On the basis of field engineering investigation, the shaft wall damage model of high depth inclined ore-pass is constructed by considering the ore-pass structural characteristics and the impact wear behavior of ore on shaft wall. The mathematical expression of the shaft wall damage volume is derived based on the contact mechanics theory, and the damage degree is predicted. The relationship between shaft wall damage volume Q_tol and ore-pass depth H, ore-pass dip angle θ, inclined angle of chute α, shaft diameter D and ore block size P is quantitatively investigated. The rationality of the proposed model is verified by the numerical simulation and the engineering case.

(2)

With the increase of ore-pass depth H, the more collisions between ore and shaft wall and the greater shaft wall damage volume Q_tol. This indicates that H has a great influence on Q_tol. Furthermore, Q_tol increases exponentially with P and increases gradually with D, which indicates that P and D significantly affect Q_tol. With the increase of θ and α, Q_tol generally increases first and then decreases, which indicates that θ and α obviously affect Q_tol.

(3)

Based on the influence of ore block size and ore-pass structure parameters on the shaft wall damage volume, the damage degree can be reduced from the two aspects.
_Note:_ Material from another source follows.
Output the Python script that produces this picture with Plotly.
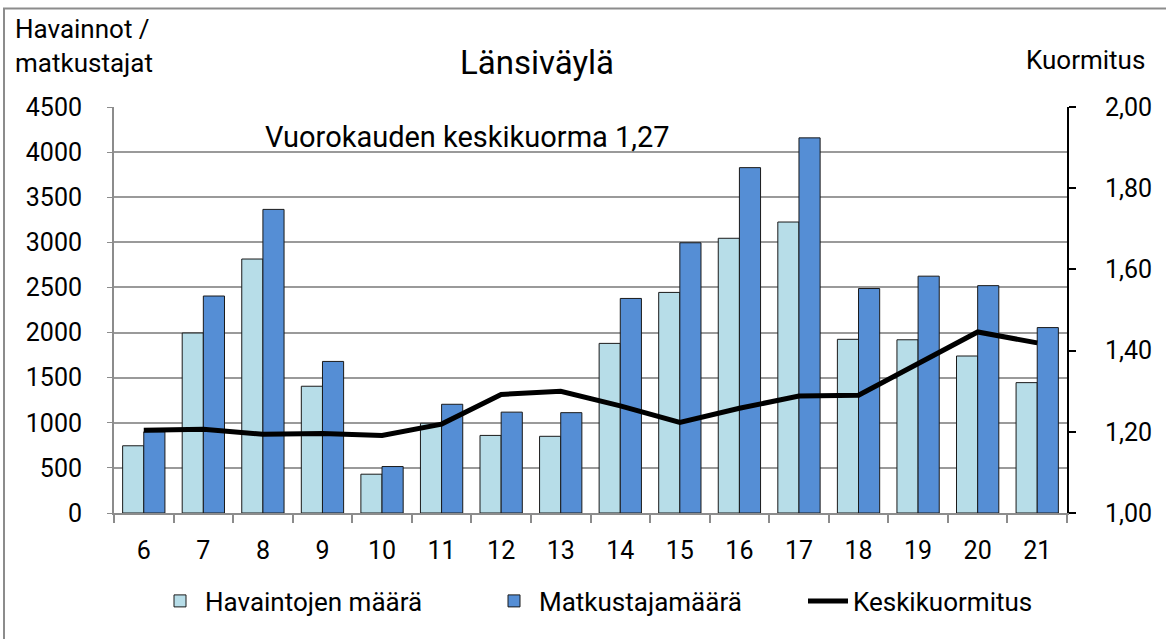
import plotly.graph_objects as go

hours = ["6", "7", "8", "9", "10", "11", "12", "13", "14", "15", "16", "17", "18", "19", "20", "21"]
havainnot = [745, 1995, 2815, 1405, 430, 995, 860, 850, 1880, 2445, 3045, 3225, 1925, 1920, 1740, 1445]
matkustajat = [900, 2405, 3365, 1680, 515, 1205, 1118, 1112, 2378, 2995, 3828, 4158, 2488, 2625, 2520, 2055]
kuormitus = [1.204, 1.206, 1.194, 1.196, 1.191, 1.219, 1.292, 1.300, 1.264, 1.223, 1.258, 1.288, 1.290, 1.367, 1.446, 1.419]

FONT = "Roboto, Liberation Sans, sans-serif"

W, H = 1166, 639
L, R, T, B = 114, 1067, 107, 513

def xp(px):
    return (px - L) / (R - L)

def yp(py):
    return (B - py) / (B - T)

fig = go.Figure()
fig.add_trace(go.Bar(
    x=hours, y=havainnot, name="Havaintojen määrä", legend="legend",
    marker=dict(color="#B7DDE8", line=dict(color="#1a1a1a", width=1)),
))
fig.add_trace(go.Bar(
    x=hours, y=matkustajat, name="Matkustajamäärä", legend="legend2",
    marker=dict(color="#558ED5", line=dict(color="#1a1a1a", width=1)),
))
fig.add_trace(go.Scatter(
    x=hours, y=kuormitus, name="Keskikuormitus", yaxis="y2", legend="legend3",
    mode="lines", line=dict(color="black", width=5),
))

def leg(px_left):
    return dict(orientation="h", xref="container", yref="container",
                x=px_left / W, xanchor="left", y=1 - 601 / H, yanchor="middle",
                font=dict(size=26), itemwidth=40, bgcolor="rgba(0,0,0,0)")

fig.update_layout(
    width=W, height=H,
    margin=dict(l=L, r=W - R, t=T, b=H - B, autoexpand=False),
    paper_bgcolor="white", plot_bgcolor="white",
    font=dict(family=FONT, size=25, color="black"),
    separators=",.",
    barmode="group", bargap=0.29, bargroupgap=0,
    showlegend=True,
    legend=leg(155), legend2=leg(489), legend3=leg(803),
    xaxis=dict(type="category", showgrid=False, showline=True, linecolor="#8c8c8c", linewidth=2,
               ticks="outside", tickson="boundaries", ticklen=8, tickcolor="#8c8c8c", tickwidth=2,
               tickfont=dict(size=25), ticklabelstandoff=14, fixedrange=True),
    yaxis=dict(range=[0, 4500], dtick=500, showgrid=True, gridcolor="#9a9a9a", gridwidth=1.5,
               showline=True, linecolor="#8c8c8c", linewidth=2, ticks="outside", ticklen=5,
               tickcolor="#8c8c8c", tickfont=dict(size=25), zeroline=False, tickformat="d",
               ticklabelstandoff=20),
    yaxis2=dict(range=[1.0, 2.0], dtick=0.2, overlaying="y", side="right", showgrid=False,
                showline=True, linecolor="black", linewidth=2, ticks="outside", ticklen=7,
                tickcolor="black", tickwidth=2, tickformat=".2f", tickfont=dict(size=25),
                zeroline=False, ticklabelstandoff=24),
)

fig.add_annotation(text="Länsiväylä", xref="paper", yref="paper", x=xp(537), y=yp(63),
                   xanchor="center", yanchor="middle", showarrow=False, font=dict(size=33))
fig.add_annotation(text="Havainnot /<br>matkustajat", xref="paper", yref="paper", x=xp(13), y=yp(12),
                   xanchor="left", yanchor="top", align="left", showarrow=False, font=dict(size=26))
fig.add_annotation(text="Kuormitus", xref="paper", yref="paper", x=xp(1147), y=yp(60),
                   xanchor="right", yanchor="middle", showarrow=False, font=dict(size=26))
fig.add_annotation(text="Vuorokauden keskikuorma 1,27", xref="paper", yref="paper", x=xp(263), y=yp(137),
                   xanchor="left", yanchor="middle", showarrow=False, font=dict(size=29))

fig.add_shape(type="rect", xref="paper", yref="paper", x0=xp(4), x1=xp(1400), y0=yp(800), y1=yp(8.5),
              line=dict(color="#8c8c8c", width=2), fillcolor="rgba(0,0,0,0)", layer="below")

fig.write_html("out.html", config={"displayModeBar": False},
               post_script="document.body.style.margin='0';document.body.style.overflow='hidden';")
On the one hand, the shaft wall damage volume can be directly reduced by using a raise-boring machine with a diameter less than 2 m to drill ore-pass, controlling the ore block size to less than 300 mm, or selecting an ore-pass dip angle less than 60° and an inclined angle of chute less than 50° or close to 90°. On the other hand, the number of ore and shaft wall collision can be reduced by employing the technology of drilling high depth straight ore-pass, controlling an ore-pass depth within 240 m, or selecting an ore-pass dip angle greater than 80°, thereby the shaft wall damage volume can be effectively reduced.